A Colorful Response
Today we are excited to have a guest blog from our Director of Visual Branding, Cathleen Foley!
“What’s your favorite color?” is a common question I get asked as a graphic designer. I usually respond with, “Well, what is the color being applied to?”
Colors can make you feel a certain way. For instance, I like soft neutrals when it comes to painting my walls because it makes me feel calm, but bright red for a dress because I feel fun and exciting.” That’s my nerdy design answer to someone who was probably looking for a one-word answer like, “blue.”
But it’s true. In the article, What the Color of Your Logo Says About Your Company, Catherine Clifford states, “different colors are associated with different feelings.” She cites that 93% of purchasing judgments are made on visual perceptions and 84.7% of consumers cite color as their main reason for buying a particular product.
Based on those facts, when it comes to building a brand, choosing the right color is so important.

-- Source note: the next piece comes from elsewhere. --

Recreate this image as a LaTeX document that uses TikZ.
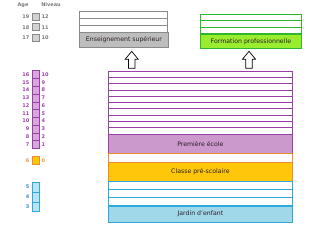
\documentclass[tikz,border=0pt]{standalone}
\usepackage{fontspec}
\setmainfont{DejaVu Sans}
\definecolor{pborder}{HTML}{9A3FA8}
\definecolor{pfill}{HTML}{CC99CC}
\definecolor{psq}{HTML}{D8A8DC}
\definecolor{ptext}{HTML}{A040A8}
\definecolor{oborder}{HTML}{F08A30}
\definecolor{ofill}{HTML}{FFC60A}
\definecolor{otext}{HTML}{F09040}
\definecolor{bborder}{HTML}{2FA8E0}
\definecolor{bfill}{HTML}{A0D8EA}
\definecolor{bsq}{HTML}{B8E4F6}
\definecolor{btext}{HTML}{3090CC}
\definecolor{gborder}{HTML}{8A8A8A}
\definecolor{gfill}{HTML}{BDBDBD}
\definecolor{gtext}{HTML}{7A7A7A}
\definecolor{grborder}{HTML}{2EB82E}
\definecolor{grfill}{HTML}{9AEC2E}
\definecolor{labtext}{HTML}{2A1E2A}
\begin{document}
\begin{tikzpicture}[x=1pt,y=-1pt,
  lab/.style={anchor=north west, inner sep=0pt, font=\fontsize{6.2}{7}\selectfont, text=labtext, line width=0.8pt},
  num/.style={inner sep=0pt, font=\fontsize{5}{5.5}\selectfont\bfseries},
  blockarrow/.style={draw=black, fill=white, line width=0.7pt, line join=miter}]
\useasboundingbox (0,0) rectangle (330,233);
% ---- header ----
\node[num, text=gtext] (hage) at (23,5) {Age};
\node[num, text=gtext] (hniv) at (51,5) {Niveau};
% grey squares 19-17
\foreach \a/\n/\y in {19/12/17, 18/11/27.2, 17/10/37.4}{
  \node[draw=gborder, fill=gfill!70, line width=0.6pt, minimum size=7pt, inner sep=0pt] (gs\n) at (35.7,\y) {};
  \node[num, text=gtext, anchor=east] (ga\n) at (29.5,\y) {\a};
  \node[num, text=gtext, anchor=west] (gn\n) at (41.5,\y) {\n};
}
% purple squares 16-7
\foreach \a/\n [count=\i from 0] in {16/10,15/9,14/8,13/7,12/6,11/5,10/4,9/3,8/2,7/1}{
  \node[draw=pborder, fill=psq, line width=0.5pt, minimum width=7pt, minimum height=7.76pt, inner sep=0pt] (ps\n) at (35.8,{74.6+\i*7.76}) {};
  \node[num, text=ptext, anchor=east] (pa\n) at (29.5,{74.6+\i*7.76}) {\a};
  \node[num, text=ptext, anchor=west] (pn\n) at (41.5,{74.6+\i*7.76}) {\n};
}
% orange square 6
\node[draw=oborder, fill=ofill, line width=0.5pt, minimum width=7pt, minimum height=8.3pt, inner sep=0pt] (os) at (35.6,160.2) {};
\node[num, text=otext, anchor=east] (oa) at (29.5,160.2) {6};
\node[num, text=otext, anchor=west] (on) at (41.5,160.2) {0};
% blue squares 5-3
\foreach \a [count=\i from 0] in {5,4,3}{
  \node[draw=bborder, fill=bsq, line width=0.6pt, minimum width=7pt, minimum height=9.8pt, inner sep=0pt] (bs\a) at (36,{187.2+\i*9.8}) {};
  \node[num, text=btext, anchor=east] (ba\a) at (29.5,{187.2+\i*9.8}) {\a};
}
% ---- top: Enseignement superieur ----
\foreach \i in {0,1,2}{
  \draw[draw=gborder, fill=white, line width=0.8pt] (79.3,{11.7+\i*6.87}) rectangle (167.7,{11.7+(\i+1)*6.87});
}
\node[lab, draw=gborder, fill=gfill, minimum width=88.4pt, minimum height=14.4pt] (sup) at (79.3,32.3) {};
\node[lab, anchor=center] (suptxt) at (sup.center) {Enseignement supérieur};
% ---- top: Formation professionnelle ----
\foreach \i in {0,1,2}{
  \draw[draw=grborder, fill=white, line width=0.8pt] (200,{14.3+\i*6.47}) rectangle (301,{14.3+(\i+1)*6.47});
}
\node[lab, draw=grborder, fill=grfill, minimum width=101pt, minimum height=14.6pt] (pro) at (200,33.7) {};
\node[lab, anchor=center] (protxt) at (pro.center) {Formation professionnelle};
% ---- arrows ----
\foreach \cx/\nm in {131.7/a1, 249/a2}{
  \draw[blockarrow] (\cx,51.3) -- ({\cx+6.5},59.2) -- ({\cx+3.3},59.2) -- ({\cx+3.3},68.3)
    -- ({\cx-3.3},68.3) -- ({\cx-3.3},59.2) -- ({\cx-6.5},59.2) -- cycle;
}
% ---- purple block ----
\foreach \i in {0,...,9}{
  \draw[draw=pborder, fill=white, line width=0.8pt] (108,{71+\i*6.3}) rectangle (292,{71+(\i+1)*6.3});
}
\node[lab, draw=pborder, fill=pfill, minimum width=184pt, minimum height=19.3pt] (prem) at (108,134) {};
\node[lab, anchor=center] (premtxt) at (prem.center) {Première école};
% white stripe
\draw[draw=oborder, fill=white, line width=0.6pt] (108,153.3) rectangle (292,162.3);
% ---- orange block ----
\node[lab, draw=oborder, fill=ofill, minimum width=184pt, minimum height=18.7pt] (pres) at (108,162.3) {};
\node[lab, anchor=center] (prestxt) at (pres.center) {Classe pré-scolaire};
% ---- blue block ----
\foreach \i in {0,1,2}{
  \draw[draw=bborder, fill=white, line width=0.8pt] (108,{181+\i*8.23}) rectangle (292,{181+(\i+1)*8.23});
}
\node[lab, draw=bborder, fill=bfill, minimum width=184pt, minimum height=16pt] (jard) at (108,205.7) {};
\node[lab, anchor=center] (jardtxt) at (jard.center) {Jardin d'enfant};
\end{tikzpicture}
\end{document}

I frequently urge clients to step away from the “I like” mentality, as color is subjective.
For example, just because you like the colors blue and black as a Carolina Panthers fan, doesn’t mean those colors are appropriate for your brand. (Side note: biases can creep into blog examples too – go Panthers!) According to the psychology of colors, if your brand is imaginative and creative, purple might be the best color. However, if your brand is sophisticated, black is an appropriate choice.

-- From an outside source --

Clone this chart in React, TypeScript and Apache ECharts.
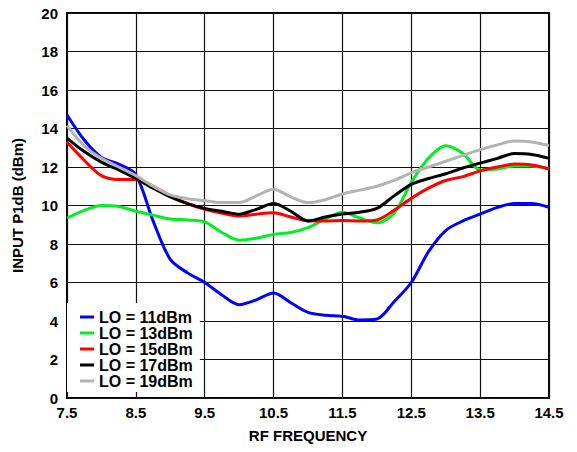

I agree that when choosing the right color for your brand, color psychology should be evaluated. However, it doesn’t stop there.
When deciding on a color for a brand, you should also audit the competitive color landscape and make a business decision if your brand wants to fit in or stand out. A bright orange in the midst of a sea of blue could make the new brand pop. However, a blue color palette would be appropriate and help a new brand build off of existing brand equity in the space.
So whether you’re developing a new brand color palette or answering the what’s-your-favorite-color question, you can now explain the psychology behind your response!